I’m sure if they redid it now, he would do much better. (At least I hope so. :-))
Janis, we are going to have to start some disagreement here or someone will think we are the same person again. :-)
—des
Re: improving phonological memory
:D
Lol!
Speaking of LMB, I saw that they raised the prices on their summer trainings…as if it weren’t painful enough already. :(
Janis
Some tasks, some of which are also games:
(This is a list to pick and choose, not to be done all at once!)
Most of these are classic, and they are classic because they are both fun and effective.
Memorize rhymes and recite them.
Memorize songs (traditional style with pattern and rhyme) and recite or sing them.
Memorize more difficult fast-paced songs such as Gilbert and Sullivan or Hot Rod Lincoln; try to siong along with fast record, enunciating clearly.
Memorize and recite religious texts which are personally meaningful and also beautiful in sound — if appropriate, King James Bible is classic.
Memorize and recite Shakespeare speeches, first short then longer.
Analyze rhymes in games and songs — what makes a rhyme, what are good rhymes, what are funny rhymes, what are rhyme schemes.
Make up rhymes — use a rhyming dictionary or a list at first, then do independently later.
Memorize and recite tongue-twisters — not in the silly as-fast-as-you-can slurred way, but giving every sound its full value.

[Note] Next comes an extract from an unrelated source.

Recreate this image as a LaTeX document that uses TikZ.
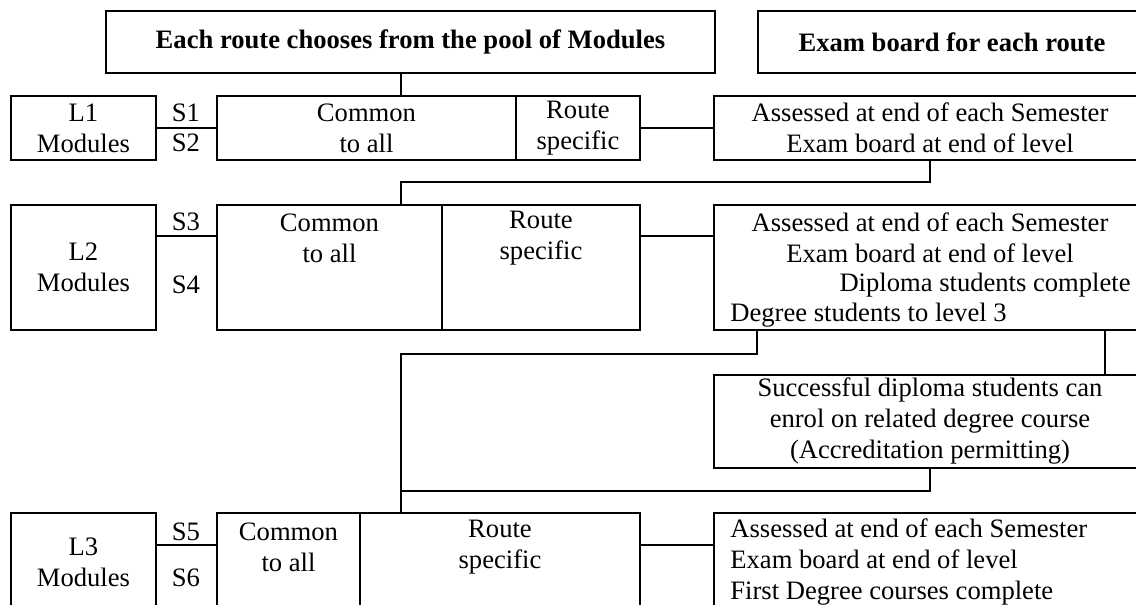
\documentclass[tikz,border=0pt]{standalone}
\usepackage{fontspec}
\setmainfont{Liberation Serif}
\tikzset{
  box/.style={draw, line width=1pt, inner sep=0pt, align=center,
    font=\fontsize{13.3}{15.5}\selectfont},
  txt/.style={inner sep=0pt, font=\fontsize{13.3}{15.5}\selectfont},
  head/.style={box, font=\fontsize{13.3}{15.5}\selectfont\bfseries},
  link/.style={line width=1pt}
}
\begin{document}
\begin{tikzpicture}[x=0.5pt,y=-0.5pt]
          \useasboundingbox (0,0) rectangle (1136,605);
          \clip (0,0) rectangle (1136,605);

          % headings
          \node[head, minimum width=304.5pt, minimum height=31pt] (title) at (410.5,42) {Each route chooses from the pool of Modules};
          \node[head, minimum width=194pt, minimum height=31pt] (exam) at (952,42) {Exam board for each route};

          % level 1
          \node[box, minimum width=72.5pt, minimum height=32pt] (m1) at (83.5,128) {L1\\Modules};
          \node[box, minimum width=149.5pt, minimum height=32pt] (c1) at (366.5,128) {Common\\to all};
          \node[box, minimum width=62pt, minimum height=32pt] (r1) at (578,128) {Route\\specific};
          \node[box, minimum width=216pt, minimum height=32pt] (a1) at (930,128) {Assessed at end of each Semester\\Exam board at end of level};
          \node[txt] (s1) at (186,113) {S1};
          \node[txt] (s2) at (186,143) {S2};

          % level 2
          \node[box, minimum width=72.5pt, minimum height=62.5pt] (m2) at (83.5,267.5) {L2\\Modules};
          \node[box, minimum width=112.5pt, minimum height=62.5pt] (c2) at (329.5,267.5) {};
          \node[box, minimum width=99pt, minimum height=62.5pt] (r2) at (541,267.5) {};
          \node[box, minimum width=216pt, minimum height=62.5pt] (a2) at (930,267.5) {};
          \node[txt, align=center] (c2t) at (329.5,238) {Common\\to all};
          \node[txt, align=center] (r2t) at (541,238) {Route\\specific};
          \node[txt, align=center] (a2t) at (930,238) {Assessed at end of each Semester\\Exam board at end of level};
          \node[txt, anchor=east] (a2d) at (1131,285) {Diploma students complete};
          \node[txt, anchor=west] (a2g) at (730,315) {Degree students to level 3};
          \node[txt] (s3) at (186,222) {S3};
          \node[txt] (s4) at (186,285) {S4};

          \node[box, minimum width=216pt, minimum height=46.5pt] (succ) at (930,421.5) {Successful diploma students can\\enrol on related degree course\\(Accreditation permitting)};

          % level 3
          \node[box, minimum width=72.5pt, minimum height=63.5pt] (m3) at (83.5,576.5) {};
          \node[box, minimum width=71.5pt, minimum height=63.5pt] (c3) at (288.5,576.5) {};
          \node[box, minimum width=140pt, minimum height=63.5pt] (r3) at (500,576.5) {};
          \node[box, minimum width=216pt, minimum height=63.5pt] (a3) at (930,576.5) {};
          \node[txt, align=center] (m3t) at (83.5,562.5) {L3\\Modules};
          \node[txt, align=center] (c3t) at (288.5,547) {Common\\to all};
          \node[txt, align=center] (r3t) at (500,547) {Route\\specific};
          \node[txt, align=left, anchor=west] (a3t) at (730,562) {Assessed at end of each Semester\\Exam board at end of level\\First Degree courses complete};
          \node[txt] (s5) at (186,532) {S5};
          \node[txt] (s6) at (186,578) {S6};

          % connectors
          \coordinate (jx) at (401,0);
          \coordinate (kx) at (1105,0);
          \coordinate (merge) at (401,491);

          \draw[link] (title.south -| jx) -- (c1.north -| jx);
          \draw[link] (m1.east) -- (c1.west);
          \draw[link] (r1.east) -- (a1.west);
          \draw[link] (a1.south) -- ++(0,21) -| (c2.north -| jx);
          \draw[link] ([yshift=-16pt]m2.north east) -- ([yshift=-16pt]c2.north west);
          \draw[link] ([yshift=-16pt]r2.north east) -- ([yshift=-16pt]a2.north west);
          \draw[link] ([xshift=22pt]a2.south west) -- ++(0,23) -| (r3.north -| jx);
          \draw[link] (a2.south -| kx) -- (succ.north -| kx);
          \draw[link] (succ.south) |- (merge);
          \draw[link] ([yshift=-16.5pt]m3.north east) -- ([yshift=-16.5pt]c3.north west);
          \draw[link] ([yshift=-16.5pt]r3.north east) -- ([yshift=-16.5pt]a3.north west);

        \end{tikzpicture}
\end{document}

Analyze alliteration and similar/different sounds in tongue twisters
ie Peter Piper is difficult because of the switching betwen front-back stops p-t-k and short i - short e; she sells sea shells by the sea shore is difficult because of switching rapidly between low sh and high s, sounds which are formed similarly but with one small distinction.
For all of the above, tape-record, listen, and re-do trying to improve.
Read aloud from good novels with literary value, working on clarity, emphasis, expression.
Tape reading aloud, listen, and try to improve, re-tape.
*Along with* the oral work suggested above, do advanced phonics work fom a good series that includes a lot of exercises on making finer distinctions and building new words by inserting or changing sounds.